Write each line of the material exactly as given, from the top through the line that contains "import pandas as pd", and omit all pictures.

_____

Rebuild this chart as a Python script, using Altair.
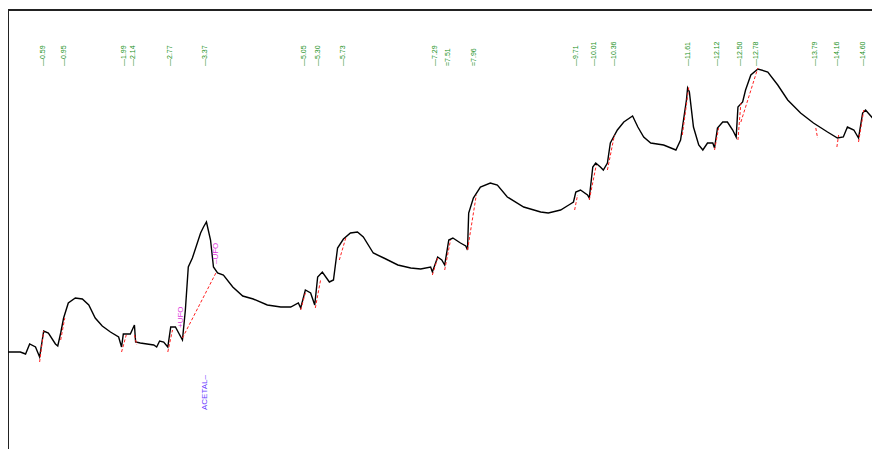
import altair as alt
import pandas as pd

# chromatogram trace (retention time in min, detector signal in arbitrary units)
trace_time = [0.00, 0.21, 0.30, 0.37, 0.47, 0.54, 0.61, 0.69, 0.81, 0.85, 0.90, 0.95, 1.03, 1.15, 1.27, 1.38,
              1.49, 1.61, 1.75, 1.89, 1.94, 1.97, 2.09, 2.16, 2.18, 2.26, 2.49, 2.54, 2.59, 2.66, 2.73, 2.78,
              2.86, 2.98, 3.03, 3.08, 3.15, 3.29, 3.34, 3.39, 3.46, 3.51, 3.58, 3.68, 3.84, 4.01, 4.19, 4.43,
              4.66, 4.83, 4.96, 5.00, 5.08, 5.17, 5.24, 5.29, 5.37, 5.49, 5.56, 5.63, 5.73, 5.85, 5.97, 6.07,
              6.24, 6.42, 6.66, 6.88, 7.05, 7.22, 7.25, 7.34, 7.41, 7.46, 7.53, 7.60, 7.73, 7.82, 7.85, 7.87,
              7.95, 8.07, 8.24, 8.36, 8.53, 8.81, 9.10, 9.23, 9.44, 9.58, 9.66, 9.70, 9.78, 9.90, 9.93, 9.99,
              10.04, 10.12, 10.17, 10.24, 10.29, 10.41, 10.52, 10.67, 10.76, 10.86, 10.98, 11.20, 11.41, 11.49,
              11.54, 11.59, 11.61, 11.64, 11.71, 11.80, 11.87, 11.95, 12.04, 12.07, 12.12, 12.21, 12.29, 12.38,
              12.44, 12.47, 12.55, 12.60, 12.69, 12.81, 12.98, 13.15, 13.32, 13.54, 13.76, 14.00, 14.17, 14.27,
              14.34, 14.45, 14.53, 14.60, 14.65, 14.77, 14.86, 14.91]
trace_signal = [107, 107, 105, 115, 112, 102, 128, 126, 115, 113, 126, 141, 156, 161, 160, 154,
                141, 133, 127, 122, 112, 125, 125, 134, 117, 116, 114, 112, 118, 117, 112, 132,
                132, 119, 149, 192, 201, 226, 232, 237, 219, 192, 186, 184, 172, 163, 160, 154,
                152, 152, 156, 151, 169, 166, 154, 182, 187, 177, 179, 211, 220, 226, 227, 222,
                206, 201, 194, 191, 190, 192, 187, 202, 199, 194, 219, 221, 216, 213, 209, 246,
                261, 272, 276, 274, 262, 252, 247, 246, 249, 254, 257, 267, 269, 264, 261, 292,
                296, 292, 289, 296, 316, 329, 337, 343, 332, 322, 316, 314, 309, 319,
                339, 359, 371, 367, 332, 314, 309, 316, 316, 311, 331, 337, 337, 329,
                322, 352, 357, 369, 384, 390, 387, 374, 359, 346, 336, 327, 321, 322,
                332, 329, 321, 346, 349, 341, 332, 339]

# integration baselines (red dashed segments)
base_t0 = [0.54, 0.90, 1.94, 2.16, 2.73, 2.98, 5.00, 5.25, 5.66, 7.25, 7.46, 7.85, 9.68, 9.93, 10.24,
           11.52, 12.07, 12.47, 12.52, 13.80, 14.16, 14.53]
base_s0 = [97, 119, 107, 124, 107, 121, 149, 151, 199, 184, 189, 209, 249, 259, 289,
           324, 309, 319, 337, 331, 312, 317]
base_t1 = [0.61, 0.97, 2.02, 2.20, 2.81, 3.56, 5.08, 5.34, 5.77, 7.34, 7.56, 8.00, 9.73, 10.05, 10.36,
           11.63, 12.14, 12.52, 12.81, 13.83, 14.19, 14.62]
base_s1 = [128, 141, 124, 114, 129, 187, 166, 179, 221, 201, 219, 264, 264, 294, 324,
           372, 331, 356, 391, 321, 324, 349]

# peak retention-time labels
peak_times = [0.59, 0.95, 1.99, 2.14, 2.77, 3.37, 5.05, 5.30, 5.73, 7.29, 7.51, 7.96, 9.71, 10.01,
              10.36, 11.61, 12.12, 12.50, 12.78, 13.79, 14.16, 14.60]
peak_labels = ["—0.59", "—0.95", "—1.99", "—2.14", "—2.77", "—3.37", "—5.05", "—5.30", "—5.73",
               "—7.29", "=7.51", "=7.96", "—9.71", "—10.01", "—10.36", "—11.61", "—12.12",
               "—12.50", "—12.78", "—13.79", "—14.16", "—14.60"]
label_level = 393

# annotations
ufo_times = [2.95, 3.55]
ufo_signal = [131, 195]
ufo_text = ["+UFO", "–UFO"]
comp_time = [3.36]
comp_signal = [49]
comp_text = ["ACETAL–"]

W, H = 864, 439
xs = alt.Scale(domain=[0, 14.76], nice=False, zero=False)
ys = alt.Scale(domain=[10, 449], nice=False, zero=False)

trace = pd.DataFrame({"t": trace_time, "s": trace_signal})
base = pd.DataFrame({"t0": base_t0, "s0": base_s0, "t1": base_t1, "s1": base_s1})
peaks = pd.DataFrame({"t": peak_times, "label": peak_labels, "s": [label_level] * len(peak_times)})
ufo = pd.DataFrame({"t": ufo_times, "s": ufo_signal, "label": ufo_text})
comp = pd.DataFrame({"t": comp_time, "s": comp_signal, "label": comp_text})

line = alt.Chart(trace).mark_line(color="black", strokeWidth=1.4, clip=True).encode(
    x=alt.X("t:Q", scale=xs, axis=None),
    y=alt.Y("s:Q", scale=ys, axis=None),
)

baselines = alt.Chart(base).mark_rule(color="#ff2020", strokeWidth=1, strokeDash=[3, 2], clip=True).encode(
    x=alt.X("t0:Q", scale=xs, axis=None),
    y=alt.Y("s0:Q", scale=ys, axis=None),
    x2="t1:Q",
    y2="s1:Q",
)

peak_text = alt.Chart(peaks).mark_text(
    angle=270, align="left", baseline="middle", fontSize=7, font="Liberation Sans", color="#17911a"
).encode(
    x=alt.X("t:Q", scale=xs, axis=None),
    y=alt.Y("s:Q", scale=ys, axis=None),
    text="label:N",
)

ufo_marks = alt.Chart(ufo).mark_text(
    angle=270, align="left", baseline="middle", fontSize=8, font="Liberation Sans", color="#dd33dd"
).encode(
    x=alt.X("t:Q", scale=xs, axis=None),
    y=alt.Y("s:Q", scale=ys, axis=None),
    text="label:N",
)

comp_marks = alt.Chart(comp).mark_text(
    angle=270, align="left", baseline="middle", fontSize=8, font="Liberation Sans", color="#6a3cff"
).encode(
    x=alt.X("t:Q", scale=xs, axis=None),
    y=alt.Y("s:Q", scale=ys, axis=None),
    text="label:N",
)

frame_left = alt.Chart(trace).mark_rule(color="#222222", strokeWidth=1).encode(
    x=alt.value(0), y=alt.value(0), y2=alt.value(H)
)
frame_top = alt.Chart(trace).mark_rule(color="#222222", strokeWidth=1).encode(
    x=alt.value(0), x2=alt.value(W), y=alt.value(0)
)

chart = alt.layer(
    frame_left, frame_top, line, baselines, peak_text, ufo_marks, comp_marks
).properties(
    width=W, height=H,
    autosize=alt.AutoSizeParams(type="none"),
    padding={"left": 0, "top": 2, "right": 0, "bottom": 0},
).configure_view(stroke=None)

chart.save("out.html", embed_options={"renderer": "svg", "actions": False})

_____

(PROBLEM SOLUTION):
Rebuild this chart as a Python script, using Altair.
import altair as alt
import pandas as pd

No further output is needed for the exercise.